The problem: Give a verbatim copy of the lines below, minus the pictures.

Dataset extract:
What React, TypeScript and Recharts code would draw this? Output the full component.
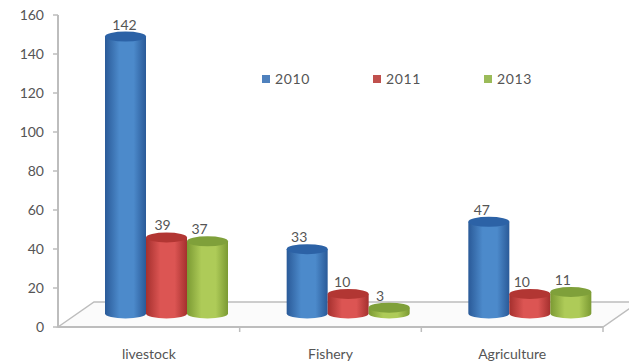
import { BarChart, Bar, XAxis, YAxis, Legend, LabelList, ReferenceArea } from "recharts"

const categories = ["livestock", "Fishery", "Agriculture"]
const years = ["2010", "2011", "2013"]
const values2010 = [142, 33, 47]
const values2011 = [39, 10, 10]
const values2013 = [37, 3, 11]
const yTicks = [0, 20, 40, 60, 80, 100, 120, 140, 160]

const data = categories.map((name, i) => ({
  name,
  "2010": values2010[i],
  "2011": values2011[i],
  "2013": values2013[i],
}))

const FONT = "Lato, sans-serif"
const TEXT = "#555"
const AXIS = "#bdbdbd"

// the floor is a parallelogram, bars stand halfway back on it
const FLOOR_VALUE = 13
const DEPTH_X = 36
const DEPTH_Y = 25
const SHIFT_X = DEPTH_X / 2
const SHIFT_Y = DEPTH_Y / 2 + 1
const RY = 5

const palette: Record<string, { id: string; key: string; edge: string; mid: string; top: string }> = {
  "2010": { id: "cylBlue", key: "#4f81bd", edge: "#2a5a98", mid: "#4c8acb", top: "#2c62a6" },
  "2011": { id: "cylRed", key: "#c0504d", edge: "#a5302e", mid: "#dc5553", top: "#b23633" },
  "2013": { id: "cylGreen", key: "#9bbb59", edge: "#7b9a33", mid: "#aecb58", top: "#7fa03a" },
}

// label nudges per category, the 3D labels don't sit quite centred
const labelNudge: Record<string, number[]> = {
  "2010": [-1, -8, -7],
  "2011": [-4, -6, -8],
  "2013": [-8, -9, -8],
}

const Cylinder = (year: string) => (props: any) => {
  const { x, y, width, height } = props
  const c = palette[year]
  const cx = x + SHIFT_X + width / 2
  const left = x + SHIFT_X
  const top = y - SHIFT_Y
  const bottom = y + height - SHIFT_Y
  const rx = width / 2
  return (
    <g>
      <path
        d={`M${left},${top} L${left},${bottom} A${rx},${RY} 0 0 0 ${left + width},${bottom} L${left + width},${top} Z`}
        fill={`url(#${c.id})`}
      />
      <ellipse cx={cx} cy={top} rx={rx} ry={RY} fill={c.top} />
    </g>
  )
}

const ValueLabel = (year: string) => (props: any) => {
  const { x, y, width, value, index } = props
  return (
    <text
      x={x + SHIFT_X + width / 2 + labelNudge[year][index]}
      y={y - SHIFT_Y - 7}
      textAnchor="middle"
      fontFamily={FONT}
      fontSize={14}
      fill={TEXT}
    >
      {value}
    </text>
  )
}

const Floor = (props: any) => {
  const { x, y, width, height } = props
  const front = y + height
  const back = front - DEPTH_Y
  const step = width / categories.length
  return (
    <g>
      <path
        d={`M${x},${front} L${x + DEPTH_X},${back} L${x + width + DEPTH_X},${back} L${x + width},${front} Z`}
        fill="#fbfbfb"
        stroke={AXIS}
        strokeWidth={1.5}
      />
      {categories.map((c, i) => (
        <line
          key={c}
          x1={x + step * (i + 1)}
          x2={x + step * (i + 1)}
          y1={front}
          y2={front + 5}
          stroke={AXIS}
          strokeWidth={1.5}
        />
      ))}
    </g>
  )
}

const LegendRow = ({ payload }: any) => (
  <div style={{ display: "flex", paddingLeft: 262 }}>
    {(payload || []).map((p: any) => (
      <div key={p.value} style={{ width: 111, display: "flex", alignItems: "center" }}>
        <span style={{ width: 8, height: 8, background: palette[p.value].key, marginRight: 5 }} />
        <span style={{ fontFamily: FONT, fontSize: 14, color: TEXT, letterSpacing: 0.6 }}>{p.value}</span>
      </div>
    ))}
  </div>
)

export default function App() {
  return (
    <div style={{ position: "absolute", left: 0, top: 0, width: 629, height: 363, background: "#fff", overflow: "hidden" }}>
      <BarChart
        width={629}
        height={363}
        data={data}
        margin={{ top: 15, right: 26, bottom: 6, left: 0 }}
        barCategoryGap={29}
        barGap={0}
        style={{ overflow: "visible" }}
      >
        <defs>
          {years.map((yr) => (
            <linearGradient key={yr} id={palette[yr].id} x1="0" y1="0" x2="1" y2="0">
              <stop offset="0%" stopColor={palette[yr].edge} />
              <stop offset="35%" stopColor={palette[yr].mid} />
              <stop offset="70%" stopColor={palette[yr].mid} />
              <stop offset="100%" stopColor={palette[yr].edge} />
            </linearGradient>
          ))}
        </defs>
        <XAxis
          dataKey="name"
          height={30}
          tickLine={false}
          axisLine={{ stroke: AXIS, strokeWidth: 2 }}
          tickMargin={16}
          tick={{ fontFamily: FONT, fontSize: 14, fill: TEXT }}
          interval={0}
        />
        <YAxis
          width={58}
          domain={[0, 160]}
          ticks={yTicks}
          interval={0}
          tickSize={5}
          tickMargin={9}
          tickLine={{ stroke: AXIS, strokeWidth: 1.5 }}
          axisLine={{ stroke: AXIS, strokeWidth: 2 }}
          tick={{ fontFamily: FONT, fontSize: 14, fill: TEXT }}
        />
        <ReferenceArea y1={0} y2={FLOOR_VALUE} shape={Floor} ifOverflow="visible" />
        <Legend
          layout="horizontal"
          verticalAlign="middle"
          content={LegendRow}
          wrapperStyle={{ left: 0, top: 70, width: 629 }}
        />
        {years.map((yr) => (
          <Bar key={yr} dataKey={yr} name={yr} fill={palette[yr].key} shape={Cylinder(yr)} isAnimationActive={false}>
            <LabelList dataKey={yr} content={ValueLabel(yr)} />
          </Bar>
        ))}
      </BarChart>
    </div>
  )
}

Result of this task:
What React, TypeScript and Recharts code would draw this? Output the full component.
import { BarChart, Bar, XAxis, YAxis, Legend, LabelList, ReferenceArea } from "recharts"

const categories = ["livestock", "Fishery", "Agriculture"]
const years = ["2010", "2011", "2013"]
const values2010 = [142, 33, 47]
const values2011 = [39, 10, 10]
const values2013 = [37, 3, 11]
const yTicks = [0, 20, 40, 60, 80, 100, 120, 140, 160]

const data = categories.map((name, i) => ({
  name,
  "2010": values2010[i],
  "2011": values2011[i],
  "2013": values2013[i],
}))

const FONT = "Lato, sans-serif"
const TEXT = "#555"
const AXIS = "#bdbdbd"

// the floor is a parallelogram, bars stand halfway back on it
const FLOOR_VALUE = 13
const DEPTH_X = 36
const DEPTH_Y = 25
const SHIFT_X = DEPTH_X / 2
const SHIFT_Y = DEPTH_Y / 2 + 1
const RY = 5

const palette: Record<string, { id: string; key: string; edge: string; mid: string; top: string }> = {
  "2010": { id: "cylBlue", key: "#4f81bd", edge: "#2a5a98", mid: "#4c8acb", top: "#2c62a6" },
  "2011": { id: "cylRed", key: "#c0504d", edge: "#a5302e", mid: "#dc5553", top: "#b23633" },
  "2013": { id: "cylGreen", key: "#9bbb59", edge: "#7b9a33", mid: "#aecb58", top: "#7fa03a" },
}

// label nudges per category, the 3D labels don't sit quite centred
const labelNudge: Record<string, number[]> = {
  "2010": [-1, -8, -7],
  "2011": [-4, -6, -8],
  "2013": [-8, -9, -8],
}

const Cylinder = (year: string) => (props: any) => {
  const { x, y, width, height } = props
  const c = palette[year]
  const cx = x + SHIFT_X + width / 2
  const left = x + SHIFT_X
  const top = y - SHIFT_Y
  const bottom = y + height - SHIFT_Y
  const rx = width / 2
  return (
    <g>
      <path
        d={`M${left},${top} L${left},${bottom} A${rx},${RY} 0 0 0 ${left + width},${bottom} L${left + width},${top} Z`}
        fill={`url(#${c.id})`}
      />
      <ellipse cx={cx} cy={top} rx={rx} ry={RY} fill={c.top} />
    </g>
  )
}

const ValueLabel = (year: string) => (props: any) => {
  const { x, y, width, value, index } = props
  return (
    <text
      x={x + SHIFT_X + width / 2 + labelNudge[year][index]}
      y={y - SHIFT_Y - 7}
      textAnchor="middle"
      fontFamily={FONT}
      fontSize={14}
      fill={TEXT}
    >
      {value}
    </text>
  )
}

const Floor = (props: any) => {
  const { x, y, width, height } = props
  const front = y + height
  const back = front - DEPTH_Y
  const step = width / categories.length
  return (
    <g>
      <path
        d={`M${x},${front} L${x + DEPTH_X},${back} L${x + width + DEPTH_X},${back} L${x + width},${front} Z`}
        fill="#fbfbfb"
        stroke={AXIS}
        strokeWidth={1.5}
      />
      {categories.map((c, i) => (
        <line
          key={c}
          x1={x + step * (i + 1)}
          x2={x + step * (i + 1)}
          y1={front}
          y2={front + 5}
          stroke={AXIS}
          strokeWidth={1.5}
        />
      ))}
    </g>
  )
}

const LegendRow = ({ payload }: any) => (
  <div style={{ display: "flex", paddingLeft: 262 }}>
    {(payload || []).map((p: any) => (
      <div key={p.value} style={{ width: 111, display: "flex", alignItems: "center" }}>
        <span style={{ width: 8, height: 8, background: palette[p.value].key, marginRight: 5 }} />
        <span style={{ fontFamily: FONT, fontSize: 14, color: TEXT, letterSpacing: 0.6 }}>{p.value}</span>
      </div>
    ))}
  </div>
)

export default function App() {
  return (
    <div style={{ position: "absolute", left: 0, top: 0, width: 629, height: 363, background: "#fff", overflow: "hidden" }}>
      <BarChart
        width={629}
        height={363}
        data={data}
        margin={{ top: 15, right: 26, bottom: 6, left: 0 }}
        barCategoryGap={29}
        barGap={0}
        style={{ overflow: "visible" }}
      >
        <defs>
          {years.map((yr) => (
            <linearGradient key={yr} id={palette[yr].id} x1="0" y1="0" x2="1" y2="0">
              <stop offset="0%" stopColor={palette[yr].edge} />
              <stop offset="35%" stopColor={palette[yr].mid} />
              <stop offset="70%" stopColor={palette[yr].mid} />
              <stop offset="100%" stopColor={palette[yr].edge} />
            </linearGradient>
          ))}
        </defs>
        <XAxis
          dataKey="name"
          height={30}
          tickLine={false}
          axisLine={{ stroke: AXIS, strokeWidth: 2 }}
          tickMargin={16}
          tick={{ fontFamily: FONT, fontSize: 14, fill: TEXT }}
          interval={0}
        />
        <YAxis
          width={58}
          domain={[0, 160]}
          ticks={yTicks}
          interval={0}
          tickSize={5}
          tickMargin={9}
          tickLine={{ stroke: AXIS, strokeWidth: 1.5 }}
          axisLine={{ stroke: AXIS, strokeWidth: 2 }}
          tick={{ fontFamily: FONT, fontSize: 14, fill: TEXT }}
        />
        <ReferenceArea y1={0} y2={FLOOR_VALUE} shape={Floor} ifOverflow="visible" />
        <Legend
          layout="horizontal"
          verticalAlign="middle"
          content={LegendRow}
          wrapperStyle={{ left: 0, top: 70, width: 629 }}
        />
        {years.map((yr) => (
          <Bar key={yr} dataKey={yr} name={yr} fill={palette[yr].key} shape={Cylinder(yr)} isAnimationActive={false}>
            <LabelList dataKey={yr} content={ValueLabel(yr)} />
          </Bar>
        ))}
      </BarChart>
    </div>
  )
}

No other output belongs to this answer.